- _Goal_
Quote every line below exactly and skip any picture.

- _Raw data_
*-*-*

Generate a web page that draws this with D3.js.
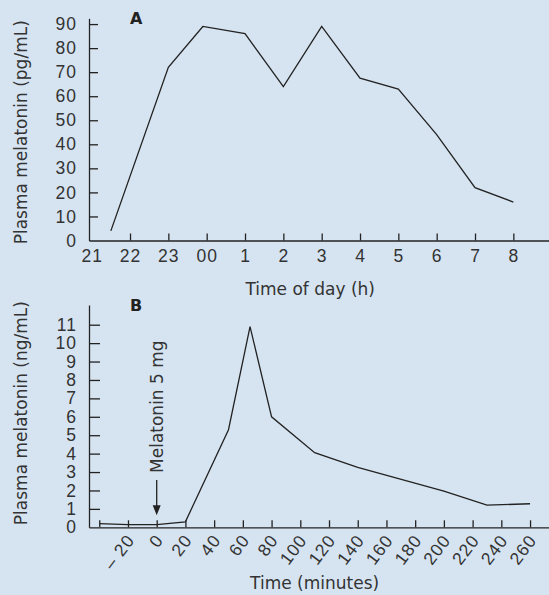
<!DOCTYPE html>
<html>
<head>
<meta charset="utf-8">
<script src="https://cdn.jsdelivr.net/npm/d3@7"></script>
<style>
  body { margin: 0; background: #d6e4f1; }
  svg { display: block; background: #d6e4f1; font-family: "DejaVu Sans", sans-serif; }
  .tick text { font-size: 17.5px; fill: #333; letter-spacing: 1px; }
  .tick line, .domain { stroke: #222; stroke-width: 1.3; }
  .title { font-size: 17px; fill: #333; }
  .panel { font-size: 16px; font-weight: bold; fill: #222; }
  .series { fill: none; stroke: #222; stroke-width: 1.3; stroke-linejoin: miter; }
</style>
</head>
<body>
<div class="container"></div>
<script>
const width = 549, height = 595;

// panel A: time of day (hours after midnight written as 24+)
const hoursA = [21.5, 23, 23.9, 25, 26, 27, 28, 29, 30, 31, 32];
const valuesA = [4, 72, 89, 86, 64, 89, 67.5, 63, 44, 22, 16];
const tickHoursA = [21, 22, 23, 24, 25, 26, 27, 28, 29, 30, 31, 32];
const tickLabelsA = ["21", "22", "23", "00", "1", "2", "3", "4", "5", "6", "7", "8"];
const yTicksA = [0, 10, 20, 30, 40, 50, 60, 70, 80, 90];

// panel B: minutes after 5 mg dose
const minutesB = [-40, -20, 0, 20, 50, 65, 80, 110, 140, 200, 230, 260];
const valuesB = [0.2, 0.15, 0.15, 0.3, 5.3, 10.9, 6, 4.05, 3.25, 1.97, 1.2, 1.28];
const tickMinutesB = [-40, -20, 0, 20, 40, 60, 80, 100, 120, 140, 160, 180, 200, 220, 240, 260];
const tickLabelsB = ["", "– 20", "0", "20", "40", "60", "80", "100", "120", "140", "160", "180", "200", "220", "240", "260"];
const yTicksB = [0, 1, 2, 3, 4, 5, 6, 7, 8, 9, 10, 11];

const svg = d3.select(".container")
    .append("svg")
    .attr("width", width)
    .attr("height", height);

// ---- panel A
const xA = d3.scaleLinear()
    .domain([20.93, 32.93])
    .range([89, 549]);

const yA = d3.scaleLinear()
    .domain([0, 92.4])
    .range([240.5, 18.3]);

svg.append("g")
    .attr("transform", `translate(0, ${yA(0)})`)
    .call(d3.axisBottom(xA)
        .tickValues(tickHoursA)
        .tickFormat((d, i) => tickLabelsA[i])
        .tickSize(-7)
        .tickSizeOuter(0)
        .tickPadding(9))
    .call(g => g.selectAll(".tick").filter(d => d === 21).select("line").remove());

svg.append("g")
    .attr("transform", `translate(${xA.range()[0]}, 0)`)
    .call(d3.axisLeft(yA)
        .tickValues(yTicksA)
        .tickSize(-9)
        .tickSizeOuter(0)
        .tickPadding(12))
    .call(g => g.selectAll(".tick").filter(d => d === 0).select("line").remove());

svg.append("path")
    .datum(hoursA.map((h, i) => [h, valuesA[i]]))
    .classed("series", true)
    .attr("d", d3.line().x(d => xA(d[0])).y(d => yA(d[1])));

svg.append("text")
    .classed("panel", true)
    .attr("x", xA(22))
    .attr("y", yA(90))
    .text("A");

svg.append("text")
    .classed("title", true)
    .attr("text-anchor", "middle")
    .attr("x", xA(26.7))
    .attr("y", yA(0) + 54)
    .text("Time of day (h)");

svg.append("text")
    .classed("title", true)
    .attr("text-anchor", "middle")
    .attr("transform", `translate(27, ${yA(45)}) rotate(-90)`)
    .text("Plasma melatonin (pg/mL)");

// ---- panel B
const xB = d3.scaleLinear()
    .domain([-47.15, 273.2])
    .range([89, 549]);

const yB = d3.scaleLinear()
    .domain([0, 12.07])
    .range([527.3, 305]);

svg.append("g")
    .attr("transform", `translate(0, ${yB(0)})`)
    .call(d3.axisBottom(xB)
        .tickValues(tickMinutesB)
        .tickFormat((d, i) => tickLabelsB[i])
        .tickSize(-7)
        .tickSizeOuter(0))
    .call(g => g.selectAll(".tick text")
        .attr("text-anchor", "end")
        .attr("y", 0)
        .attr("dy", 0)
        .attr("transform", "translate(7, 13) rotate(-53)"));

svg.append("g")
    .attr("transform", `translate(${xB.range()[0]}, 0)`)
    .call(d3.axisLeft(yB)
        .tickValues(yTicksB)
        .tickSize(-11)
        .tickSizeOuter(0)
        .tickPadding(12))
    .call(g => g.selectAll(".tick").filter(d => d === 0).select("line").remove());

svg.append("path")
    .datum(minutesB.map((m, i) => [m, valuesB[i]]))
    .classed("series", true)
    .attr("d", d3.line().x(d => xB(d[0])).y(d => yB(d[1])));

svg.append("text")
    .classed("panel", true)
    .attr("x", xA(22))
    .attr("y", yB(0) - 216)
    .text("B");

svg.append("text")
    .classed("title", true)
    .attr("text-anchor", "middle")
    .attr("x", xB(110))
    .attr("y", yB(0) + 62)
    .text("Time (minutes)");

svg.append("text")
    .classed("title", true)
    .attr("text-anchor", "middle")
    .attr("transform", `translate(27, ${yB(6.2)}) rotate(-90)`)
    .text("Plasma melatonin (ng/mL)");

// dose marker
svg.append("line")
    .attr("x1", xB(0)).attr("x2", xB(0))
    .attr("y1", yB(2.57)).attr("y2", yB(0.9))
    .attr("stroke", "#222")
    .attr("stroke-width", 1.3);

svg.append("path")
    .attr("d", `M${xB(0) - 4},${yB(1.2)} L${xB(0) + 4},${yB(1.2)} L${xB(0)},${yB(0.65)} Z`)
    .attr("fill", "#222");

svg.append("text")
    .classed("title", true)
    .attr("transform", `translate(${xB(0) + 6}, ${yB(2.95)}) rotate(-90)`)
    .text("Melatonin 5 mg");
</script>
</body>
</html>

*-*-*

- _Answer below_
Generate a web page that draws this with D3.js.
<!DOCTYPE html>
<html>
<head>
<meta charset="utf-8">
<script src="https://cdn.jsdelivr.net/npm/d3@7"></script>
<style>
  body { margin: 0; background: #d6e4f1; }
  svg { display: block; background: #d6e4f1; font-family: "DejaVu Sans", sans-serif; }
  .tick text { font-size: 17.5px; fill: #333; letter-spacing: 1px; }
  .tick line, .domain { stroke: #222; stroke-width: 1.3; }
  .title { font-size: 17px; fill: #333; }
  .panel { font-size: 16px; font-weight: bold; fill: #222; }
  .series { fill: none; stroke: #222; stroke-width: 1.3; stroke-linejoin: miter; }
</style>
</head>
<body>
<div class="container"></div>
<script>
const width = 549, height = 595;

// panel A: time of day (hours after midnight written as 24+)
const hoursA = [21.5, 23, 23.9, 25, 26, 27, 28, 29, 30, 31, 32];
const valuesA = [4, 72, 89, 86, 64, 89, 67.5, 63, 44, 22, 16];
const tickHoursA = [21, 22, 23, 24, 25, 26, 27, 28, 29, 30, 31, 32];
const tickLabelsA = ["21", "22", "23", "00", "1", "2", "3", "4", "5", "6", "7", "8"];
const yTicksA = [0, 10, 20, 30, 40, 50, 60, 70, 80, 90];

// panel B: minutes after 5 mg dose
const minutesB = [-40, -20, 0, 20, 50, 65, 80, 110, 140, 200, 230, 260];
const valuesB = [0.2, 0.15, 0.15, 0.3, 5.3, 10.9, 6, 4.05, 3.25, 1.97, 1.2, 1.28];
const tickMinutesB = [-40, -20, 0, 20, 40, 60, 80, 100, 120, 140, 160, 180, 200, 220, 240, 260];
const tickLabelsB = ["", "– 20", "0", "20", "40", "60", "80", "100", "120", "140", "160", "180", "200", "220", "240", "260"];
const yTicksB = [0, 1, 2, 3, 4, 5, 6, 7, 8, 9, 10, 11];

const svg = d3.select(".container")
    .append("svg")
    .attr("width", width)
    .attr("height", height);

// ---- panel A
const xA = d3.scaleLinear()
    .domain([20.93, 32.93])
    .range([89, 549]);

const yA = d3.scaleLinear()
    .domain([0, 92.4])
    .range([240.5, 18.3]);

svg.append("g")
    .attr("transform", `translate(0, ${yA(0)})`)
    .call(d3.axisBottom(xA)
        .tickValues(tickHoursA)
        .tickFormat((d, i) => tickLabelsA[i])
        .tickSize(-7)
        .tickSizeOuter(0)
        .tickPadding(9))
    .call(g => g.selectAll(".tick").filter(d => d === 21).select("line").remove());

svg.append("g")
    .attr("transform", `translate(${xA.range()[0]}, 0)`)
    .call(d3.axisLeft(yA)
        .tickValues(yTicksA)
        .tickSize(-9)
        .tickSizeOuter(0)
        .tickPadding(12))
    .call(g => g.selectAll(".tick").filter(d => d === 0).select("line").remove());

svg.append("path")
    .datum(hoursA.map((h, i) => [h, valuesA[i]]))
    .classed("series", true)
    .attr("d", d3.line().x(d => xA(d[0])).y(d => yA(d[1])));

svg.append("text")
    .classed("panel", true)
    .attr("x", xA(22))
    .attr("y", yA(90))
    .text("A");

svg.append("text")
    .classed("title", true)
    .attr("text-anchor", "middle")
    .attr("x", xA(26.7))
    .attr("y", yA(0) + 54)
    .text("Time of day (h)");

svg.append("text")
    .classed("title", true)
    .attr("text-anchor", "middle")
    .attr("transform", `translate(27, ${yA(45)}) rotate(-90)`)
    .text("Plasma melatonin (pg/mL)");

// ---- panel B
const xB = d3.scaleLinear()
    .domain([-47.15, 273.2])
    .range([89, 549]);

const yB = d3.scaleLinear()
    .domain([0, 12.07])
    .range([527.3, 305]);

svg.append("g")
    .attr("transform", `translate(0, ${yB(0)})`)
    .call(d3.axisBottom(xB)
        .tickValues(tickMinutesB)
        .tickFormat((d, i) => tickLabelsB[i])
        .tickSize(-7)
        .tickSizeOuter(0))
    .call(g => g.selectAll(".tick text")
        .attr("text-anchor", "end")
        .attr("y", 0)
        .attr("dy", 0)
        .attr("transform", "translate(7, 13) rotate(-53)"));

svg.append("g")
    .attr("transform", `translate(${xB.range()[0]}, 0)`)
    .call(d3.axisLeft(yB)
        .tickValues(yTicksB)
        .tickSize(-11)
        .tickSizeOuter(0)
        .tickPadding(12))
    .call(g => g.selectAll(".tick").filter(d => d === 0).select("line").remove());

svg.append("path")
    .datum(minutesB.map((m, i) => [m, valuesB[i]]))
    .classed("series", true)
    .attr("d", d3.line().x(d => xB(d[0])).y(d => yB(d[1])));

svg.append("text")
    .classed("panel", true)
    .attr("x", xA(22))
    .attr("y", yB(0) - 216)
    .text("B");

svg.append("text")
    .classed("title", true)
    .attr("text-anchor", "middle")
    .attr("x", xB(110))
    .attr("y", yB(0) + 62)
    .text("Time (minutes)");

svg.append("text")
    .classed("title", true)
    .attr("text-anchor", "middle")
    .attr("transform", `translate(27, ${yB(6.2)}) rotate(-90)`)
    .text("Plasma melatonin (ng/mL)");

// dose marker
svg.append("line")
    .attr("x1", xB(0)).attr("x2", xB(0))
    .attr("y1", yB(2.57)).attr("y2", yB(0.9))
    .attr("stroke", "#222")
    .attr("stroke-width", 1.3);

svg.append("path")
    .attr("d", `M${xB(0) - 4},${yB(1.2)} L${xB(0) + 4},${yB(1.2)} L${xB(0)},${yB(0.65)} Z`)
    .attr("fill", "#222");

svg.append("text")
    .classed("title", true)
    .attr("transform", `translate(${xB(0) + 6}, ${yB(2.95)}) rotate(-90)`)
    .text("Melatonin 5 mg");
</script>
</body>
</html>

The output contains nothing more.